For Ostland


    The enigmatic New York-based act NIHITI does nothing to help itself out from a visual or promotional standpoint in the wake of witch house’s explosion and demise. They perform shows shrouded completely in darkness, with only visual projections offering any sort of recognizability to the members involved. Their website is a collection of links that go nowhere except to pictures of hazy, sigil-heavy scenes. The only nameable member is a mastermind who apparently goes by the name Dragan Otasevic. Most of this sounds very familiar.

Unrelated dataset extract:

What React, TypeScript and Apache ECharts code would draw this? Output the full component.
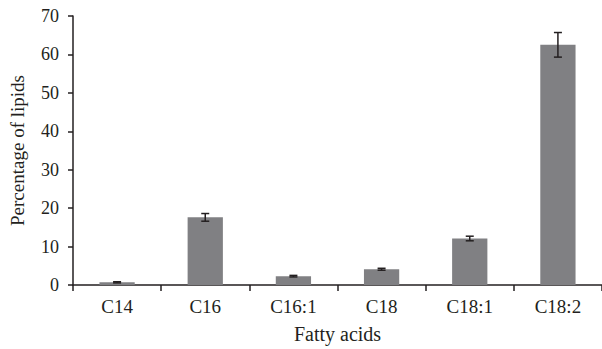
import React, { useEffect, useRef } from "react";
import * as echarts from "echarts";

const categories = ["C14", "C16", "C16:1", "C18", "C18:1", "C18:2"];
const values = [0.7, 17.6, 2.3, 4.1, 12.1, 62.5];
const errors = [0.15, 1.0, 0.2, 0.25, 0.6, 3.2];
const yTicks = { min: 0, max: 70, interval: 10 };

const FONT = "'Liberation Serif', 'DejaVu Serif', serif";
const INK = "#231f20";

export default function App() {
  const ref = useRef<HTMLDivElement>(null);
  useEffect(() => {
    document.body.style.margin = "0";
    const chart = echarts.init(ref.current!, null, { renderer: "svg" });
    chart.setOption({
      animation: false,
      backgroundColor: "#ffffff",
      grid: { left: 72, right: 0, top: 16, bottom: 62, containLabel: false },
      xAxis: {
        type: "category",
        data: categories,
        name: "Fatty acids",
        nameLocation: "middle",
        nameGap: 39,
        nameTextStyle: { fontFamily: FONT, fontSize: 20, color: INK },
        axisLine: { show: true, lineStyle: { color: INK, width: 1.5 } },
        axisTick: { show: true, length: 6, lineStyle: { color: INK, width: 1.5 } },
        axisLabel: { fontFamily: FONT, fontSize: 19, color: INK, margin: 12 },
      },
      yAxis: {
        type: "value",
        min: yTicks.min,
        max: yTicks.max,
        interval: yTicks.interval,
        name: "Percentage of lipids",
        nameLocation: "middle",
        nameGap: 46,
        nameTextStyle: { fontFamily: FONT, fontSize: 19, color: INK },
        axisLine: { show: true, lineStyle: { color: INK, width: 1.5 } },
        axisTick: { show: true, length: 5, lineStyle: { color: INK, width: 1.5 } },
        axisLabel: { fontFamily: FONT, fontSize: 18, color: INK, margin: 14 },
        splitLine: { show: false },
      },
      series: [
        {
          type: "bar",
          data: values,
          barWidth: "40%",
          itemStyle: { color: "#808083" },
        },
        {
          type: "custom",
          data: values.map((v, i) => [i, v - errors[i], v + errors[i]]),
          z: 10,
          renderItem: (params: any, api: any) => {
            const idx = api.value(0);
            const lo = api.coord([idx, api.value(1)]);
            const hi = api.coord([idx, api.value(2)]);
            const half = 4;
            const style = { stroke: INK, lineWidth: 1.5 };
            return {
              type: "group",
              children: [
                { type: "line", shape: { x1: lo[0], y1: lo[1], x2: hi[0], y2: hi[1] }, style },
                { type: "line", shape: { x1: hi[0] - half, y1: hi[1], x2: hi[0] + half, y2: hi[1] }, style },
                { type: "line", shape: { x1: lo[0] - half, y1: lo[1], x2: lo[0] + half, y2: lo[1] }, style },
              ],
            };
          },
        },
      ],
    });
    return () => chart.dispose();
  }, []);
  return <div ref={ref} style={{ width: 602, height: 349 }} />;
}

    Yet, the well-worn “mysterious guy” aura that NIHITI projects actually does them massive favors on For Ostland, a record that splits its time between woozy ambient soundscapes, low-end heavy thumpers, and noise excursions. The fact that its all being guided by unseen sets of hands imbues it with an added sense of spontaneity, so when jarring changes do occur, as they do in the transition between the lovely bleeps and guitar meanderings of “Eisenbahnstrasse, January 1st 1946” to the industrial clang of “My Fantasy Has Gone Too Far” about halfway through the album, the effect is far more disturbing and visceral. It’s mainly an album of captured moments, some serene, others harrowing. For every meditative bass throb/breathy hum like “Ankhmazes,” there’s something like the closing loop of “Not These Demons Again,” which doesn’t seem to be going anywhere as much as it spirals into eternity, seemingly left on at a murder scene.

    NIHITI establishes these moods so well, that unfortunately, when they actually decide to reveal themselves as breathing humans who actually sing, the change in tone isn’t just jarring, it’s almost unpleasantly distracting. Look no further than “Sun Shatterer.” Starting with a bed of slowly bubbling menace and growing guitar squalls, a lazy four-on-the-floor dance thud comes in, and all of a sudden its unflattering, crowd-sourced-idea-of-goth time. It’s not like they aren’t capable of producing quality songs with vocals. The cover of Marissa Nadler’s “Ghosts And Lovers,” which finds the song’s chorus repeated ad inifnitum, is a beautifully haunting piece, the repetition and intensifying instrumental working off of each other in great ways, producing a track that feels like getting caught in a bitter wind storm that just gets worse and worse.

    There is enough material on For Ostland to make it worth diving into multiple times, to search for new noises, or to reconsider what instrument or human voice might be making a noise that particularly struck the ear upon first listen. Yet, a tentativeness still remains over the whole proceedings, a compulsive need to cover all of the bases, that prevent it from being a truly immersive, demanding experience.